An enzyme-linked immunosorbent assay (ELISA) is a specific type of enzyme immunoassay (EIA) that allows for the quantitation of a molecule of interest using antibodies. Antibodies are used to specifically identify the analyte (eg, peptides, proteins, antibodies, small molecules). An enzyme, such as horseradish peroxidase (HRP), is either directly or indirectly coupled to the antibody in order to provide the detection method and possible signal amplification.
An ELISA differs from other immunoassays in that this technique amplifies signals while using a sample in solution.
ELISAs deliver a simple, robust, and cost-effective method to analyze and quantify one or more antigens from a variety of sample types, such as cell lysate, tissue lysate, or serum.
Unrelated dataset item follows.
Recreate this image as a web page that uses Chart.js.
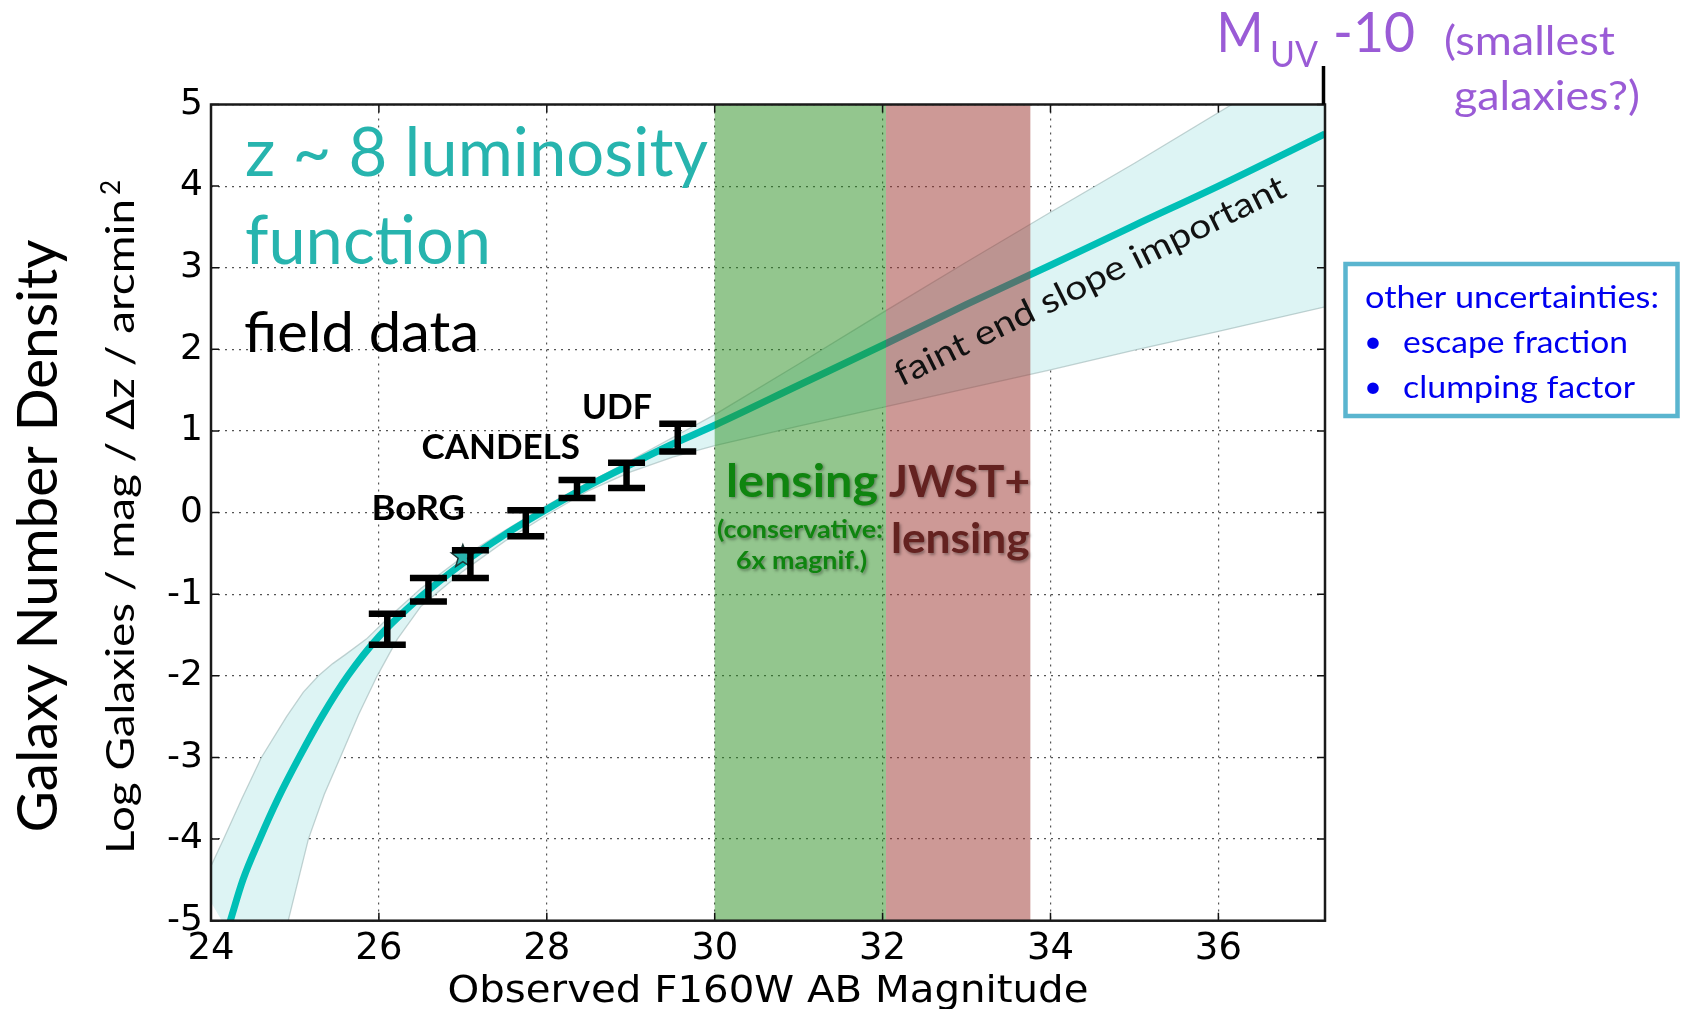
<!DOCTYPE html>
<html><head><meta charset="utf-8">
<script src="https://cdn.jsdelivr.net/npm/chart.js@4"></script>
<style>html,body{margin:0;padding:0;background:#fff;}canvas{display:block;}</style>
</head><body>
<canvas id="c" width="1685" height="1009"></canvas>
<script>
// ---------------- data ----------------
const xTicks = [24, 26, 28, 30, 32, 34, 36];
const yTicks = [-5, -4, -3, -2, -1, 0, 1, 2, 3, 4, 5];
const xMin = 24, xMax = 37.27, yMin = -5, yMax = 5;

// best-fit luminosity function (observed mag, log density)
const fitX = [24.11, 24.23, 24.38, 24.58, 24.80, 25.05, 25.32, 25.63, 26.0, 26.5, 27.0, 27.5, 28.0, 28.5, 29.0, 29.5, 30.0, 31.0, 32.0, 33.0, 34.0, 35.0, 36.0, 37.27];
const fitY = [-5.4, -5.0, -4.5, -4.0, -3.5, -3.0, -2.5, -2.0, -1.52, -1.03, -0.62, -0.27, 0.04, 0.33, 0.59, 0.84, 1.07, 1.56, 2.05, 2.55, 3.03, 3.52, 4.0, 4.64];

// uncertainty band edges
const bandUpX = [23.9, 24.0, 24.15, 24.37, 24.6, 24.9, 25.1, 25.28, 25.45, 25.6, 25.85, 26.1, 26.5, 27.0, 27.5, 28.0, 28.5, 29.0, 29.5, 30.0, 31.0, 32.0, 33.0, 34.0, 35.0, 36.16, 37.27];
const bandUpY = [-4.6, -4.33, -4.0, -3.5, -3.0, -2.5, -2.2, -2.0, -1.85, -1.74, -1.55, -1.3, -0.93, -0.54, -0.22, 0.09, 0.37, 0.64, 0.92, 1.2, 1.82, 2.45, 3.07, 3.68, 4.28, 5.0, 5.69];
const bandLoX = [24.70, 24.92, 25.16, 25.35, 25.54, 25.76, 25.98, 26.22, 26.5, 27.0, 27.5, 28.0, 28.5, 29.0, 29.5, 30.0, 31.0, 32.0, 33.0, 34.0, 35.0, 36.0, 37.27];
const bandLoY = [-6.0, -5.0, -4.0, -3.45, -3.0, -2.47, -2.0, -1.55, -1.15, -0.72, -0.35, -0.03, 0.27, 0.50, 0.68, 0.82, 1.06, 1.29, 1.52, 1.75, 1.99, 2.22, 2.52];

// field data points with error bars
const barX  = [26.10, 26.59, 27.09, 27.75, 28.36, 28.95, 29.56];
const barHi = [-1.24, -0.80, -0.46, 0.03, 0.40, 0.61, 1.09];
const barLo = [-1.62, -1.09, -0.80, -0.29, 0.18, 0.30, 0.75];
const starX = [27.0], starY = [-0.54];

// shaded magnitude ranges
const lensRange = [30.0, 32.04];
const jwstRange = [32.04, 33.76];

// ---------------- build ----------------
const fitData = fitX.map((x, i) => ({x, y: fitY[i]}));
const bandPoly = bandUpX.map((x, i) => ({x, y: bandUpY[i]}))
  .concat(bandLoX.map((x, i) => ({x, y: bandLoY[i]})).reverse());

function txt(ctx, s, x, y, o) {
  ctx.save();
  ctx.font = o.font;
  ctx.fillStyle = o.color || '#000';
  ctx.textBaseline = 'alphabetic';
  ctx.textAlign = 'left';
  if (o.shadow) { ctx.shadowColor = 'rgba(0,0,0,0.35)'; ctx.shadowBlur = 3; ctx.shadowOffsetX = 1.5; ctx.shadowOffsetY = 1.5; }
  ctx.translate(x, y);
  if (o.angle) ctx.rotate(o.angle * Math.PI / 180);
  const w = ctx.measureText(s).width;
  const sx = o.width ? o.width / w : 1;
  ctx.scale(sx, 1);
  const al = o.align || 'left';
  const ox = al === 'left' ? 0 : al === 'center' ? -w / 2 : -w;
  ctx.fillText(s, ox, 0);
  ctx.restore();
}

const deco = {
  id: 'deco',
  afterDatasetsDraw(chart) {
    const {ctx, chartArea: a, scales: {x, y}} = chart;
    ctx.save();
    // star marker
    starX.forEach((sx, i) => {
      const cx = x.getPixelForValue(sx), cy = y.getPixelForValue(starY[i]);
      ctx.beginPath();
      for (let k = 0; k < 10; k++) {
        const r = k % 2 ? 5 : 12;
        const ang = -Math.PI / 2 + k * Math.PI / 5;
        const px = cx + r * Math.cos(ang), py = cy + r * Math.sin(ang);
        k ? ctx.lineTo(px, py) : ctx.moveTo(px, py);
      }
      ctx.closePath();
      ctx.fillStyle = '#2ab4ae'; ctx.fill();
      ctx.strokeStyle = '#1c3836'; ctx.lineWidth = 1.5; ctx.stroke();
    });
    // error bars
    ctx.strokeStyle = '#000'; ctx.lineWidth = 6.5; ctx.lineCap = 'butt';
    barX.forEach((bx, i) => {
      const px = x.getPixelForValue(bx);
      const pt = y.getPixelForValue(barHi[i]), pb = y.getPixelForValue(barLo[i]);
      ctx.beginPath();
      ctx.moveTo(px, pt); ctx.lineTo(px, pb);
      ctx.moveTo(px - 18.5, pt); ctx.lineTo(px + 18.5, pt);
      ctx.moveTo(px - 18.5, pb); ctx.lineTo(px + 18.5, pb);
      ctx.stroke();
    });
    // shaded ranges
    const shade = (r, col) => {
      const l = x.getPixelForValue(r[0]), rr = x.getPixelForValue(r[1]);
      ctx.fillStyle = col; ctx.fillRect(l, a.top, rr - l, a.bottom - a.top);
    };
    shade(lensRange, 'rgba(39,141,29,0.5)');
    shade(jwstRange, 'rgba(155,51,45,0.5)');
    // inward ticks
    ctx.strokeStyle = '#111'; ctx.lineWidth = 1.5;
    ctx.beginPath();
    xTicks.forEach(v => {
      const p = x.getPixelForValue(v);
      ctx.moveTo(p, a.bottom); ctx.lineTo(p, a.bottom - 8);
      ctx.moveTo(p, a.top); ctx.lineTo(p, a.top + 8);
    });
    yTicks.forEach(v => {
      const p = y.getPixelForValue(v);
      ctx.moveTo(a.left, p); ctx.lineTo(a.left + 8, p);
      ctx.moveTo(a.right, p); ctx.lineTo(a.right - 8, p);
    });
    ctx.stroke();
    // frame
    ctx.strokeStyle = '#1a1a1a'; ctx.lineWidth = 2.5;
    ctx.strokeRect(a.left, a.top, a.right - a.left, a.bottom - a.top);
    // M_UV marker
    ctx.lineWidth = 3.5; ctx.strokeStyle = '#000';
    ctx.beginPath(); ctx.moveTo(a.right - 1.5, a.top); ctx.lineTo(a.right - 1.5, 66); ctx.stroke();
    ctx.restore();

    // texts
    const teal = '#27b4ae', green = '#0f850f', dred = '#642220';
    txt(ctx, 'z ~ 8 luminosity', 245, 176, {font: '67px Lato', color: teal, width: 463});
    txt(ctx, 'function', 245, 264, {font: '67px Lato', color: teal, width: 246});
    txt(ctx, 'field data', 244, 351.5, {font: '56px Lato', color: '#000', width: 235});
    txt(ctx, 'BoRG', 371.5, 520, {font: 'bold 35px Lato', width: 93.5});
    txt(ctx, 'CANDELS', 421.5, 458.5, {font: 'bold 35px Lato', width: 158.5});
    txt(ctx, 'UDF', 582, 418.5, {font: 'bold 35px Lato', width: 70});
    txt(ctx, 'lensing', 726, 496.5, {font: 'bold 46px Lato', color: green, width: 152, shadow: true});
    txt(ctx, '(conservative:', 717, 538, {font: 'bold 25px Lato', color: green, width: 166, shadow: true});
    txt(ctx, '6x magnif.)', 736, 569, {font: 'bold 25px Lato', color: green, width: 131, shadow: true});
    txt(ctx, 'JWST+', 889, 496.5, {font: 'bold 44px Lato', color: dred, width: 141, shadow: true});
    txt(ctx, 'lensing', 891, 553, {font: 'bold 42px Lato', color: dred, width: 138.5, shadow: true});
    txt(ctx, 'faint end slope important', 1095, 291, {font: '34px Lato', color: '#111', width: 432, align: 'center', angle: -26.3});
  },
  afterDraw(chart) {
    const ctx = chart.ctx;
    const purple = '#9a5bd6', blue = '#0000f0';
    txt(ctx, 'M', 1216.5, 51.5, {font: '57px Lato', color: purple, width: 47});
    txt(ctx, 'UV', 1270, 66.5, {font: '37px Lato', color: purple, width: 48});
    txt(ctx, '-10', 1333, 51.5, {font: '57px Lato', color: purple, width: 82});
    txt(ctx, '(smallest', 1444, 55, {font: '40px Lato', color: purple, width: 171});
    txt(ctx, 'galaxies?)', 1454, 110, {font: '40px Lato', color: purple, width: 186});
    // box
    ctx.save();
    ctx.strokeStyle = '#5ab5cf'; ctx.lineWidth = 4.5;
    ctx.strokeRect(1345.5, 264, 332, 152);
    ctx.restore();
    txt(ctx, 'other uncertainties:', 1365, 307.5, {font: '31px Lato', color: blue, width: 294});
    txt(ctx, '\u2022', 1364, 352, {font: '31px Lato', color: blue});
    txt(ctx, 'escape fraction', 1403, 353, {font: '31px Lato', color: blue, width: 225});
    txt(ctx, '\u2022', 1364, 397, {font: '31px Lato', color: blue});
    txt(ctx, 'clumping factor', 1403, 398, {font: '31px Lato', color: blue, width: 232});
    // axis titles
    txt(ctx, 'Observed F160W AB Magnitude', 768, 1002, {font: '38px "DejaVu Sans"', color: '#000', width: 641, align: 'center'});
    txt(ctx, 'Galaxy Number Density', 57, 536, {font: '56px Lato', color: '#000', width: 593, align: 'center', angle: -90});
    txt(ctx, 'Log Galaxies / mag / \u0394z / arcmin', 134, 854, {font: '39px Lato', color: '#000', width: 655, angle: -90});
    txt(ctx, '2', 120, 195, {font: '26px Lato', color: '#000', angle: -90});
  }
};

Chart.defaults.font.family = '"DejaVu Sans", sans-serif';
Chart.defaults.color = '#000';

new Chart(document.getElementById('c'), {
  type: 'line',
  data: {
    datasets: [
      {
        label: 'fit', data: fitData, borderColor: '#00bfb6', borderWidth: 7,
        pointRadius: 0, fill: false, cubicInterpolationMode: 'monotone', clip: 0, order: 0
      },
      {
        label: 'band', data: bandPoly, borderColor: 'rgba(150,175,175,0.55)', borderWidth: 1.3,
        backgroundColor: '#ddf4f4', pointRadius: 0, fill: 'shape', tension: 0, clip: 0, order: 1
      }
    ]
  },
  options: {
    responsive: false, animation: false, events: [],
    layout: {padding: {left: 0, top: 104.5, right: 360, bottom: 0}},
    plugins: {legend: {display: false}, tooltip: {enabled: false}, title: {display: false}},
    scales: {
      x: {
        type: 'linear', min: xMin, max: xMax,
        afterBuildTicks: s => { s.ticks = xTicks.map(v => ({value: v})); },
        afterFit: s => { s.height = 1009 - 920.7; },
        ticks: {autoSkip: false, maxRotation: 0, padding: 6, font: {size: 37}, color: '#000'},
        grid: {color: '#555', lineWidth: 1.2, drawTicks: false},
        border: {display: false, dash: [2, 5]}
      },
      y: {
        type: 'linear', min: yMin, max: yMax,
        afterBuildTicks: s => { s.ticks = yTicks.map(v => ({value: v})); },
        afterFit: s => { s.width = 211; },
        ticks: {autoSkip: false, padding: 8, font: {size: 36}, color: '#000'},
        grid: {color: '#555', lineWidth: 1.2, drawTicks: false},
        border: {display: false, dash: [2, 5]}
      }
    }
  },
  plugins: [deco]
});
</script>
</body></html>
ELISA is a popular technique for research and diagnostic samples and can be used as both a single sample test or high throughput method for screening.
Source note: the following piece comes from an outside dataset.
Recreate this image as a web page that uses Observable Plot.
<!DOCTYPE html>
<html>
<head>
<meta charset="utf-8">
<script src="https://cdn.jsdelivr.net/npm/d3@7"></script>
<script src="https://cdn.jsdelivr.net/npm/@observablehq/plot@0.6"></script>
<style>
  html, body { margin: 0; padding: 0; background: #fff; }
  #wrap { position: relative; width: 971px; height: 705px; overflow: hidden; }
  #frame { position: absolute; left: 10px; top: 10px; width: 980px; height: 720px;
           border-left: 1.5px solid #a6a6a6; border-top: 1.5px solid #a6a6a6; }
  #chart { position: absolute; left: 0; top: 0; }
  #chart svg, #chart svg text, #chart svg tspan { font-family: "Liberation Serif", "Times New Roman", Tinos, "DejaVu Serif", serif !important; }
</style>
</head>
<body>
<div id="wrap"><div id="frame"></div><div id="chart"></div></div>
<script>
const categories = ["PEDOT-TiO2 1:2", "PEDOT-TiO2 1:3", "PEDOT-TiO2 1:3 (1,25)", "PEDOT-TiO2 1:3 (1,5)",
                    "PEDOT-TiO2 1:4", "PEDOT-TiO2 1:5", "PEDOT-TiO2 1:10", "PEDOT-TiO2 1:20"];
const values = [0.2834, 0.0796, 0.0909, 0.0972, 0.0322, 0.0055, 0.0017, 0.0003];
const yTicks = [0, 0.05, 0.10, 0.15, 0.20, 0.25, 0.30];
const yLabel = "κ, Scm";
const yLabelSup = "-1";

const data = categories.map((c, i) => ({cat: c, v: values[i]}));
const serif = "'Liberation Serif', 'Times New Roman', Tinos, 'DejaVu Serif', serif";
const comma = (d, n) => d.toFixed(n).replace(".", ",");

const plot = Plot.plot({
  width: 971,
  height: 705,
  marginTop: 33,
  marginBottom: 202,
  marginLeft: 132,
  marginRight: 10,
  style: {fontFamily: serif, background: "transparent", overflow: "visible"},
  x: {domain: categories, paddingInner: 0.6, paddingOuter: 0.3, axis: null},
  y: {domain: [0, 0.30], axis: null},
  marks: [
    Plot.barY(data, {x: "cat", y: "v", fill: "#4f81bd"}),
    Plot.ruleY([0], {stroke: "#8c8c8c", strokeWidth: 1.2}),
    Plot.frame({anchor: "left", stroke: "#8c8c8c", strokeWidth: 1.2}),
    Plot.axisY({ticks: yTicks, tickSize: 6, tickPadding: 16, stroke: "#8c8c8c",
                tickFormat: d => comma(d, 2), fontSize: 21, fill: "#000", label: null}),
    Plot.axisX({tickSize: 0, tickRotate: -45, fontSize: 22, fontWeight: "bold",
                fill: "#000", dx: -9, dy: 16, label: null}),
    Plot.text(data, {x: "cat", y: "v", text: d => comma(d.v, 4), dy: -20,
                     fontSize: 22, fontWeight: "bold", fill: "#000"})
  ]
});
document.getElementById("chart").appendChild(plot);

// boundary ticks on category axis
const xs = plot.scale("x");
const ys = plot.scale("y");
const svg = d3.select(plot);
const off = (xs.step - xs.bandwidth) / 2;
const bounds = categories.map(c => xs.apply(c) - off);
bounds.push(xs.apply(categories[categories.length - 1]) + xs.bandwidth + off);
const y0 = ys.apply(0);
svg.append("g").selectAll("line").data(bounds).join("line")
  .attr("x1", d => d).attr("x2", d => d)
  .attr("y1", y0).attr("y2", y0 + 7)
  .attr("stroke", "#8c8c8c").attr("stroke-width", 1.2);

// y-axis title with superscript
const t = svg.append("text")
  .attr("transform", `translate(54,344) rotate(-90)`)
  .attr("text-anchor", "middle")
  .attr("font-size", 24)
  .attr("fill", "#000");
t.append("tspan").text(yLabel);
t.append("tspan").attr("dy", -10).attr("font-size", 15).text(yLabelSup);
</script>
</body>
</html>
There are several experimental set-ups depending on the type of ELISA carried out.
All these set-ups are typically performed in a micro-well plate to which either the antigen or capture antibody is adsorbed. They rely on the amplification of signal from the antibody enzyme conjugate, which will bind to the antigen of interest.
The added enzymatic substrate will produce either a change in color, fluorescence, or luminescence and be detected and then quantified.
The success of the experiment and reliability of the results are predicated upon highly specific binding of the chosen antibodies to the antigen of interest. Along with specificity, the chosen antibodies should have high affinity and avidity for the antigen.
ELISA is considered a gold standard for quantitative analysis of biologic samples due to the specificity of antibody reagents and simplicity of the assay.
ELISAs can be broadly used in multiple research areas as well as diagnostic screening. Cell Signaling Technology offers ELISA solutions for research areas such as:
ELISA cannot be used when spatial resolution is required to analyze results.
In contrast to western blots, ELISA provides a more accurate quantitation and considers molecules in their nondenatured form.